[Rows from a dataset of charts and code]

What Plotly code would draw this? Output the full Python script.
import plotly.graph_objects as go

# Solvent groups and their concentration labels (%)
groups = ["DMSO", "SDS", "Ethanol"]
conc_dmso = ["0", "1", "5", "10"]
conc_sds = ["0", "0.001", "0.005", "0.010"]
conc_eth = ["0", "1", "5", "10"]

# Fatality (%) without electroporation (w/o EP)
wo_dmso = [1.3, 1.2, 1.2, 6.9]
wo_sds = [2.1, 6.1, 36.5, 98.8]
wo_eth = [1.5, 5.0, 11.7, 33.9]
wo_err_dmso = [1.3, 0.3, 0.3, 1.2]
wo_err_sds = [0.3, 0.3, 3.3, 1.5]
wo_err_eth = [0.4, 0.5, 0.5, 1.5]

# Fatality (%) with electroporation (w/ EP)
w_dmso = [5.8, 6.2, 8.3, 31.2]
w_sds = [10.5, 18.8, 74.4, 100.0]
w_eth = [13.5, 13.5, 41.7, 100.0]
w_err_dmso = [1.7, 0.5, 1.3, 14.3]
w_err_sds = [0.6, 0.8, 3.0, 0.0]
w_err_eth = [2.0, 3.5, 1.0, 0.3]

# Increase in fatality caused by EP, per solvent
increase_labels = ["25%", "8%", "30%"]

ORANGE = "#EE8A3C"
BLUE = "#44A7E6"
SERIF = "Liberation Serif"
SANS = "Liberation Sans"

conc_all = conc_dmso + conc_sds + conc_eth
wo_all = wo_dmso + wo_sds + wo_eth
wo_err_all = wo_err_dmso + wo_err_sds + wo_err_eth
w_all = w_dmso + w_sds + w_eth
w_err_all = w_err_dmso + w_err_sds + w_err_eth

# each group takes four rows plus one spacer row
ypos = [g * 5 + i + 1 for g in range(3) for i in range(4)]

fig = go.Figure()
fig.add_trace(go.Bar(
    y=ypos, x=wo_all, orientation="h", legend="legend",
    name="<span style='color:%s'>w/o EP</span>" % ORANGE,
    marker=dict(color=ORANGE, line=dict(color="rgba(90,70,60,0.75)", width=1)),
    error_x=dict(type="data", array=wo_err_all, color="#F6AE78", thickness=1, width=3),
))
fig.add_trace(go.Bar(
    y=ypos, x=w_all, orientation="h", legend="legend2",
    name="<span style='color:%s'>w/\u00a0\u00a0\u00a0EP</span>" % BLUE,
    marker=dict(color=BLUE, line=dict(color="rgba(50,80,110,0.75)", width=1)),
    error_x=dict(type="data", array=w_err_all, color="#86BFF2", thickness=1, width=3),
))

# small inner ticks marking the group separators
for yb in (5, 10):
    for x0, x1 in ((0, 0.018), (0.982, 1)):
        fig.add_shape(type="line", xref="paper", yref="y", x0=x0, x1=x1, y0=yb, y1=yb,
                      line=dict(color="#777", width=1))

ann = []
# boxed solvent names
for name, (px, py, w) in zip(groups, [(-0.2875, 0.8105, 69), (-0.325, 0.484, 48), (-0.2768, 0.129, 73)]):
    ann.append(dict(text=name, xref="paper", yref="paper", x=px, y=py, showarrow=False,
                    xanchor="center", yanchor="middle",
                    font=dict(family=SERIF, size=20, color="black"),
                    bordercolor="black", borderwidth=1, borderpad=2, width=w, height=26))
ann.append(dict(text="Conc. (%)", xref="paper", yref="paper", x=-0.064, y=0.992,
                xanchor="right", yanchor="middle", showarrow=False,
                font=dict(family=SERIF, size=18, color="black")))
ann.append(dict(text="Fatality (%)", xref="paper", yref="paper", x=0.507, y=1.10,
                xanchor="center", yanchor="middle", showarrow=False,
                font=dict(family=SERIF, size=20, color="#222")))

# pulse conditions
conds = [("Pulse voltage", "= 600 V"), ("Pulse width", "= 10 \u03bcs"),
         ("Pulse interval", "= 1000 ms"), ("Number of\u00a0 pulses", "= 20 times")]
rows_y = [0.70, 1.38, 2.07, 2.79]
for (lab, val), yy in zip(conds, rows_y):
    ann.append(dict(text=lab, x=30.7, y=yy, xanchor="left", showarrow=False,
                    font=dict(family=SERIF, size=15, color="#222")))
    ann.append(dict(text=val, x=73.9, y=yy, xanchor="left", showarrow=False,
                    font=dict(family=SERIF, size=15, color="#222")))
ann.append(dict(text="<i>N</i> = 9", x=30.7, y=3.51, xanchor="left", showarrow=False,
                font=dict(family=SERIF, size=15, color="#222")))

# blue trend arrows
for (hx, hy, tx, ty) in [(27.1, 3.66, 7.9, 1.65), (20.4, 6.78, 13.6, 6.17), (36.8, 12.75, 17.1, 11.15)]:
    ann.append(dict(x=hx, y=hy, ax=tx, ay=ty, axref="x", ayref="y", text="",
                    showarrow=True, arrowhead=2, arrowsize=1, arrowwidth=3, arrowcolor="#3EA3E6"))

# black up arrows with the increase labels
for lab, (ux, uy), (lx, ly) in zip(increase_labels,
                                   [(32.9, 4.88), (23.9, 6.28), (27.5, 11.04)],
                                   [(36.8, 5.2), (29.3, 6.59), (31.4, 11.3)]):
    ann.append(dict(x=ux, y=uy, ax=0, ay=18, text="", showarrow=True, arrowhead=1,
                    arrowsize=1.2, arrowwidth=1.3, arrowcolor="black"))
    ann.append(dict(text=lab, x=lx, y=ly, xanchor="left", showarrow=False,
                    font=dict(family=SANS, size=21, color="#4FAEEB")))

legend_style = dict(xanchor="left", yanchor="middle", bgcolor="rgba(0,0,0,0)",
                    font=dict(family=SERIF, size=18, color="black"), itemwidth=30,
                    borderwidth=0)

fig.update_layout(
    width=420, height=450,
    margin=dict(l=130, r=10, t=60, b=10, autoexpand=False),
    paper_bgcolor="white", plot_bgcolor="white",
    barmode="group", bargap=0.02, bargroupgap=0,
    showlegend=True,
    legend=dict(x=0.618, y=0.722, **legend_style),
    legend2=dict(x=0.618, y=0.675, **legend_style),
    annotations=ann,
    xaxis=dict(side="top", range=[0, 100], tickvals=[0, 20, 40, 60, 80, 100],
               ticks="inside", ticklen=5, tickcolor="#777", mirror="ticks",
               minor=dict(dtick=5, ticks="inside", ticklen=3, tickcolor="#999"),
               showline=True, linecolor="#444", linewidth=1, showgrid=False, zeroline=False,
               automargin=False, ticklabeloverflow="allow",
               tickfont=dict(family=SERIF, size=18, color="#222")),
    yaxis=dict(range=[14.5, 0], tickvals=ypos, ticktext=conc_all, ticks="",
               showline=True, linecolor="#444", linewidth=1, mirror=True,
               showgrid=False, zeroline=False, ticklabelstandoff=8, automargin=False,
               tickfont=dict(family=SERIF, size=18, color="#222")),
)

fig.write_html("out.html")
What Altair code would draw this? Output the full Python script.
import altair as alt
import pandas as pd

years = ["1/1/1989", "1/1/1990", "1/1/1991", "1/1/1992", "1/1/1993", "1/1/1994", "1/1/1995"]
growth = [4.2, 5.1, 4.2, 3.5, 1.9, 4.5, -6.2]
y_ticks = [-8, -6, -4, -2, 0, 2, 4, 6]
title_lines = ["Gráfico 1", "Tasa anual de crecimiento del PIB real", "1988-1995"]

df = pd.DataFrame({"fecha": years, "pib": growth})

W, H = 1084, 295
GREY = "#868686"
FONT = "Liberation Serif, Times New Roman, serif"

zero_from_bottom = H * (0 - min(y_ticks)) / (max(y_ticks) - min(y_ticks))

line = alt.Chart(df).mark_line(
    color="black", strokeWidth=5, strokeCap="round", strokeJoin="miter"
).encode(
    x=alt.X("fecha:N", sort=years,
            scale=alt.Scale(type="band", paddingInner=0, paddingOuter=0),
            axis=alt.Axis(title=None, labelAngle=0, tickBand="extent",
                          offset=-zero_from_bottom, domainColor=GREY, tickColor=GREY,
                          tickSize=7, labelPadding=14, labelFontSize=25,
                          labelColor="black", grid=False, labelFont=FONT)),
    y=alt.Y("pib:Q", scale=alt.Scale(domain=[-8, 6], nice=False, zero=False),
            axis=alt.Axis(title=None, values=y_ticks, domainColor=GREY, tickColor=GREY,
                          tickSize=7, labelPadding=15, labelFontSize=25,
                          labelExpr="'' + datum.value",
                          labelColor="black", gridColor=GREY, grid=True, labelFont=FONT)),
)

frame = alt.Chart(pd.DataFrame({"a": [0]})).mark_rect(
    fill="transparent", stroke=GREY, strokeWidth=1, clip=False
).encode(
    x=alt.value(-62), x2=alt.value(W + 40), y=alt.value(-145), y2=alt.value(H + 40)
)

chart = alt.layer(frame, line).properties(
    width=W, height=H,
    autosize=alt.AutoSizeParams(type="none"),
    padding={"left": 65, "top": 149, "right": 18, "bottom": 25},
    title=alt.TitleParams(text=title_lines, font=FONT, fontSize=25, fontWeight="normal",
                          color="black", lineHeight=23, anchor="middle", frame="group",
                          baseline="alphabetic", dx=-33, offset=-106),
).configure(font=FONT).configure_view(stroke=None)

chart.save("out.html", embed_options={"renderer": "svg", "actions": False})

*What is being asked*.
Repeat the entries above verbatim, but only from the line that has "What Altair code" down to the line that has "import pandas as pd", inclusive.

*Written solution*.
What Altair code would draw this? Output the full Python script.
import altair as alt
import pandas as pd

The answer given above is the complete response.